- **Exercise**:
Write the data out again, exactly as given.

- **Source data**:
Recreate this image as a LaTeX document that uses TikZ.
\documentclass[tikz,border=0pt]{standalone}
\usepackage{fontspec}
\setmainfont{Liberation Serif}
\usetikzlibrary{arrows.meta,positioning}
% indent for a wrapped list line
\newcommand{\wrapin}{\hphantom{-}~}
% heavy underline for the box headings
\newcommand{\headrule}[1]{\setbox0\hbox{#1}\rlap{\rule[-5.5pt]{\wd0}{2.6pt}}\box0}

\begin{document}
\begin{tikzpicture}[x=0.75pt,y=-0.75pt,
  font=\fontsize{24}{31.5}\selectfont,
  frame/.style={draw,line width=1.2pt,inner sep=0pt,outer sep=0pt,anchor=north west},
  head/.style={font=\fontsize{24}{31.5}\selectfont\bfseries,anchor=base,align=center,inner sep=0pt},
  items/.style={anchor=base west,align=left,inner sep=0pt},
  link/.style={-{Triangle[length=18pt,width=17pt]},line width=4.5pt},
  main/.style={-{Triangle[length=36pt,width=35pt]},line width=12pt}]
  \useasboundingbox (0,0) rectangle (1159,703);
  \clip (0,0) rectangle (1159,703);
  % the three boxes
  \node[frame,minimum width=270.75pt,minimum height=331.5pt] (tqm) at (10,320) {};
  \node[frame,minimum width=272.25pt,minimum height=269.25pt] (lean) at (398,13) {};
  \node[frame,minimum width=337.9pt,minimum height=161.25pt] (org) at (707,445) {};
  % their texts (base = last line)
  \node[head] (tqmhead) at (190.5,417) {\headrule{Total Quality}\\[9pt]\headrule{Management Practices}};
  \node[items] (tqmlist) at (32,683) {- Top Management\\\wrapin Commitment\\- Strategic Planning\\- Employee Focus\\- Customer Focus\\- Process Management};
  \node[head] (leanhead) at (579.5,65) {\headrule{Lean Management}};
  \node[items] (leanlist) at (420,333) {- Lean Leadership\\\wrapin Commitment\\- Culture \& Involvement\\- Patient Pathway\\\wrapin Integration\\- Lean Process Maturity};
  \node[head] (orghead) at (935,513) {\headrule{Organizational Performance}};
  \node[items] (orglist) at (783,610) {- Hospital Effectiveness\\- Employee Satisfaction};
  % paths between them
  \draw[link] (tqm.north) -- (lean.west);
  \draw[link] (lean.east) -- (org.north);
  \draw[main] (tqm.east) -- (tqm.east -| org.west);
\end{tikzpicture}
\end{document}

- **Exercise result**:
Recreate this image as a LaTeX document that uses TikZ.
\documentclass[tikz,border=0pt]{standalone}
\usepackage{fontspec}
\setmainfont{Liberation Serif}
\usetikzlibrary{arrows.meta,positioning}
% indent for a wrapped list line
\newcommand{\wrapin}{\hphantom{-}~}
% heavy underline for the box headings
\newcommand{\headrule}[1]{\setbox0\hbox{#1}\rlap{\rule[-5.5pt]{\wd0}{2.6pt}}\box0}

\begin{document}
\begin{tikzpicture}[x=0.75pt,y=-0.75pt,
  font=\fontsize{24}{31.5}\selectfont,
  frame/.style={draw,line width=1.2pt,inner sep=0pt,outer sep=0pt,anchor=north west},
  head/.style={font=\fontsize{24}{31.5}\selectfont\bfseries,anchor=base,align=center,inner sep=0pt},
  items/.style={anchor=base west,align=left,inner sep=0pt},
  link/.style={-{Triangle[length=18pt,width=17pt]},line width=4.5pt},
  main/.style={-{Triangle[length=36pt,width=35pt]},line width=12pt}]
  \useasboundingbox (0,0) rectangle (1159,703);
  \clip (0,0) rectangle (1159,703);
  % the three boxes
  \node[frame,minimum width=270.75pt,minimum height=331.5pt] (tqm) at (10,320) {};
  \node[frame,minimum width=272.25pt,minimum height=269.25pt] (lean) at (398,13) {};
  \node[frame,minimum width=337.9pt,minimum height=161.25pt] (org) at (707,445) {};
  % their texts (base = last line)
  \node[head] (tqmhead) at (190.5,417) {\headrule{Total Quality}\\[9pt]\headrule{Management Practices}};
  \node[items] (tqmlist) at (32,683) {- Top Management\\\wrapin Commitment\\- Strategic Planning\\- Employee Focus\\- Customer Focus\\- Process Management};
  \node[head] (leanhead) at (579.5,65) {\headrule{Lean Management}};
  \node[items] (leanlist) at (420,333) {- Lean Leadership\\\wrapin Commitment\\- Culture \& Involvement\\- Patient Pathway\\\wrapin Integration\\- Lean Process Maturity};
  \node[head] (orghead) at (935,513) {\headrule{Organizational Performance}};
  \node[items] (orglist) at (783,610) {- Hospital Effectiveness\\- Employee Satisfaction};
  % paths between them
  \draw[link] (tqm.north) -- (lean.west);
  \draw[link] (lean.east) -- (org.north);
  \draw[main] (tqm.east) -- (tqm.east -| org.west);
\end{tikzpicture}
\end{document}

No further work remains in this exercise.